For Rivian, committed volume can improve:
- Production planning and utilization rates
- Supplier negotiations and bill-of-materials stability
- Unit economics through learning curves and standardized configurations
For Uber, procuring vehicles under a capped commitment with expansion optionality can help manage capital exposure while still moving toward a lower cost-per-ride trajectory relative to human-driven services.
Regulation, infrastructure, and the next competitive battleground
The choice to begin in California and Florida is not incidental. These states offer contrasting regulatory and operating environments, making them useful proving grounds for safety cases, public acceptance, and municipal coordination. Early performance in San Francisco and Miami will likely shape the tone of broader U.S. regulatory frameworks—especially around incident reporting, remote supervision, cybersecurity, and operational design domains.

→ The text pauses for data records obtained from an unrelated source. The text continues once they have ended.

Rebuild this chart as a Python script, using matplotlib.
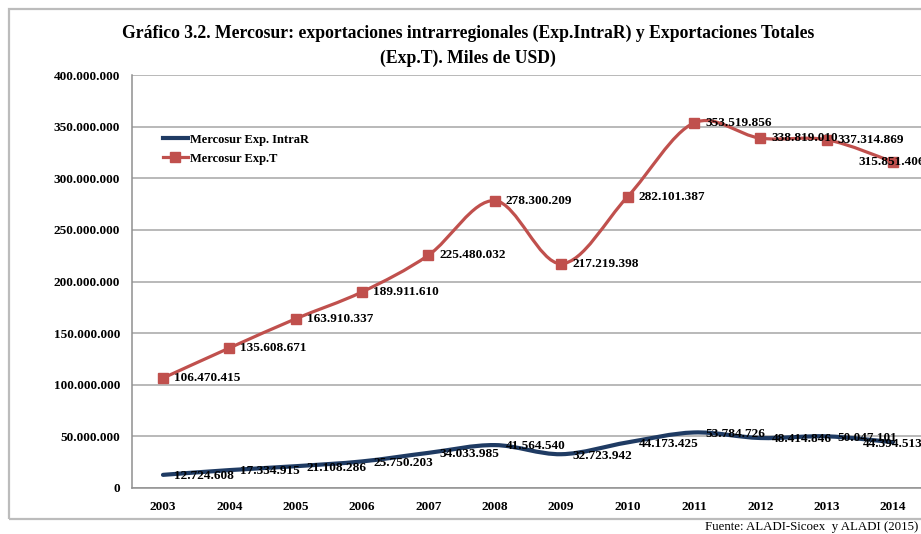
import matplotlib
matplotlib.use("Agg")
import matplotlib.pyplot as plt
from matplotlib.path import Path
from matplotlib.patches import PathPatch, Rectangle
import numpy as np

years = [2003, 2004, 2005, 2006, 2007, 2008, 2009, 2010, 2011, 2012, 2013, 2014]
intra = [12724608, 17334915, 21108286, 25750203, 34033985, 41564540,
         32723942, 44173425, 53784726, 48414846, 50047101, 44394513]
total = [106470415, 135608671, 163910337, 189911610, 225480032, 278300209,
         217219398, 282101387, 353519856, 338819010, 337314869, 315851406]
yticks = [0, 50000000, 100000000, 150000000, 200000000, 250000000,
          300000000, 350000000, 400000000]

title = ("Gráfico 3.2. Mercosur: exportaciones intrarregionales (Exp.IntraR) y Exportaciones Totales\n"
         "(Exp.T). Miles de USD)")
source = "Fuente: ALADI-Sicoex  y ALADI (2015)"

def fmt(v):
    return f"{int(v):,}".replace(",", ".")

SERIF = ["Liberation Serif", "DejaVu Serif"]
BLUE = "#1F3B63"
RED = "#C0504D"

fig = plt.figure(figsize=(9.21, 5.34), dpi=100)
W, H = 921, 534

# outer chart border
fig.patches.append(Rectangle((9 / W, (H - 519) / H), 1.2, (519 - 9) / H,
                             transform=fig.transFigure, fill=False,
                             edgecolor="#bcbcbc", lw=1.6, zorder=0))

ax = fig.add_axes([132 / W, (H - 488) / H, (921 - 132) / W, (488 - 75) / H])
ax.set_xlim(2002.533, 2014.422)
ax.set_ylim(0, 400000000)

def smooth_path(xs, ys, t=1 / 6):
    xs = np.asarray(xs, float)
    ys = np.asarray(ys, float)
    n = len(xs)
    verts = [(xs[0], ys[0])]
    codes = [Path.MOVETO]
    for i in range(n - 1):
        x0, y0 = (xs[i - 1], ys[i - 1]) if i > 0 else (xs[i], ys[i])
        x3, y3 = (xs[i + 2], ys[i + 2]) if i + 2 < n else (xs[i + 1], ys[i + 1])
        c1 = (xs[i] + (xs[i + 1] - x0) * t, ys[i] + (ys[i + 1] - y0) * t)
        c2 = (xs[i + 1] - (x3 - xs[i]) * t, ys[i + 1] - (y3 - ys[i]) * t)
        verts += [c1, c2, (xs[i + 1], ys[i + 1])]
        codes += [Path.CURVE4] * 3
    return Path(verts, codes)

ax.add_patch(PathPatch(smooth_path(years, intra), fill=False, edgecolor=BLUE,
                       lw=3.0, capstyle="round", zorder=3))
ax.add_patch(PathPatch(smooth_path(years, total), fill=False, edgecolor=RED,
                       lw=2.3, capstyle="round", zorder=3))
ax.plot(years, total, linestyle="none", marker="s", markersize=7.5,
        color=RED, zorder=4)

# legend proxies
ax.plot([], [], color=BLUE, lw=3.0, label="Mercosur Exp. IntraR")
ax.plot([], [], color=RED, lw=2.3, marker="s", markersize=7.5, label="Mercosur Exp.T")
leg = ax.legend(loc="upper left", bbox_to_anchor=(0.025, 0.885), frameon=False,
                prop={"family": SERIF, "weight": "bold", "size": 9},
                handlelength=2.0, handletextpad=0.15, labelspacing=0.55)

lblkw = dict(fontsize=9.5, fontweight="bold", family=SERIF, color="black",
             va="center", textcoords="offset points", zorder=5)
for i, (x, v) in enumerate(zip(years, total)):
    dx = 8 if i < len(years) - 1 else -25
    ax.annotate(fmt(v), (x, v), xytext=(dx, 0), ha="left", **lblkw)
for i, (x, v) in enumerate(zip(years, intra)):
    dx = 8 if i < len(years) - 1 else -22
    dy = -1
    ax.annotate(fmt(v), (x, v), xytext=(dx, dy), ha="left", **lblkw)

ax.set_yticks(yticks)
ax.set_yticklabels([fmt(v) for v in yticks])
ax.set_xticks(years)
ax.set_xticklabels([str(y) for y in years])
for lab in ax.get_xticklabels() + ax.get_yticklabels():
    lab.set_family(SERIF)
    lab.set_fontweight("bold")
    lab.set_fontsize(9.5)
ax.tick_params(axis="both", length=0)
ax.tick_params(axis="y", pad=8.5)
ax.tick_params(axis="x", pad=9)
ax.grid(axis="y", color="#a6a6a6", lw=1.1, zorder=1)
ax.set_axisbelow(True)
for s in ["top", "right"]:
    ax.spines[s].set_visible(False)
for s in ["left", "bottom"]:
    ax.spines[s].set_color("#909090")
    ax.spines[s].set_linewidth(1.1)

fig.text(468 / W, 1 - 46 / H, title, ha="center", va="center",
         family=SERIF, fontweight="bold", fontsize=12.7, linespacing=1.55)
fig.text(918 / W, 1 - 527 / H, source, ha="right", va="center",
         family=SERIF, fontsize=9.3)

fig.savefig("out.png", dpi=100)
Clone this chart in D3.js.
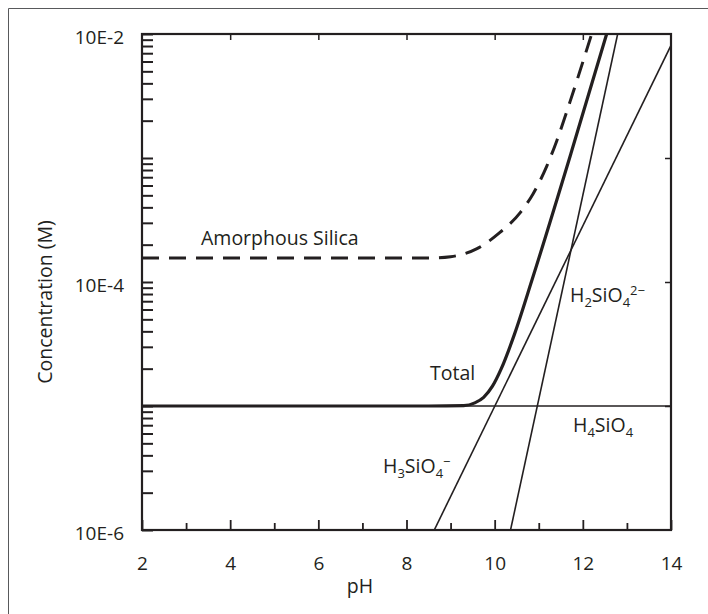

Scaling to 25 cities by 2031 also implies a major infrastructure choreography that extends beyond the two companies:
- Charging networks capable of supporting high-utilization fleets without excessive downtime
- Grid and utility coordination to manage load and peak demand
- Edge compute and connectivity to support low-latency operations, telemetry, and fleet management
- Municipal partnerships for curb access, pickup zones, and traffic integration
Competitive pressure will intensify across multiple fronts. Legacy automakers face a two-sided squeeze: EV-native manufacturers pushing software-defined vehicles, and platform aggregators like Uber controlling demand and utilization. Meanwhile, autonomy developers must prove not only technical capability but also operational reliability—the unglamorous discipline of running a transportation service at city scale.
If Rivian and Uber execute as planned, the partnership could become a reference model for how autonomous mobility is commercialized: integrated EV hardware optimized for fleets, software monetized over time, and distribution concentrated in a platform that can scale demand instantly. The next few years will test whether that alignment is enough to turn robotaxis from a perpetual pilot into a durable, mass-market business.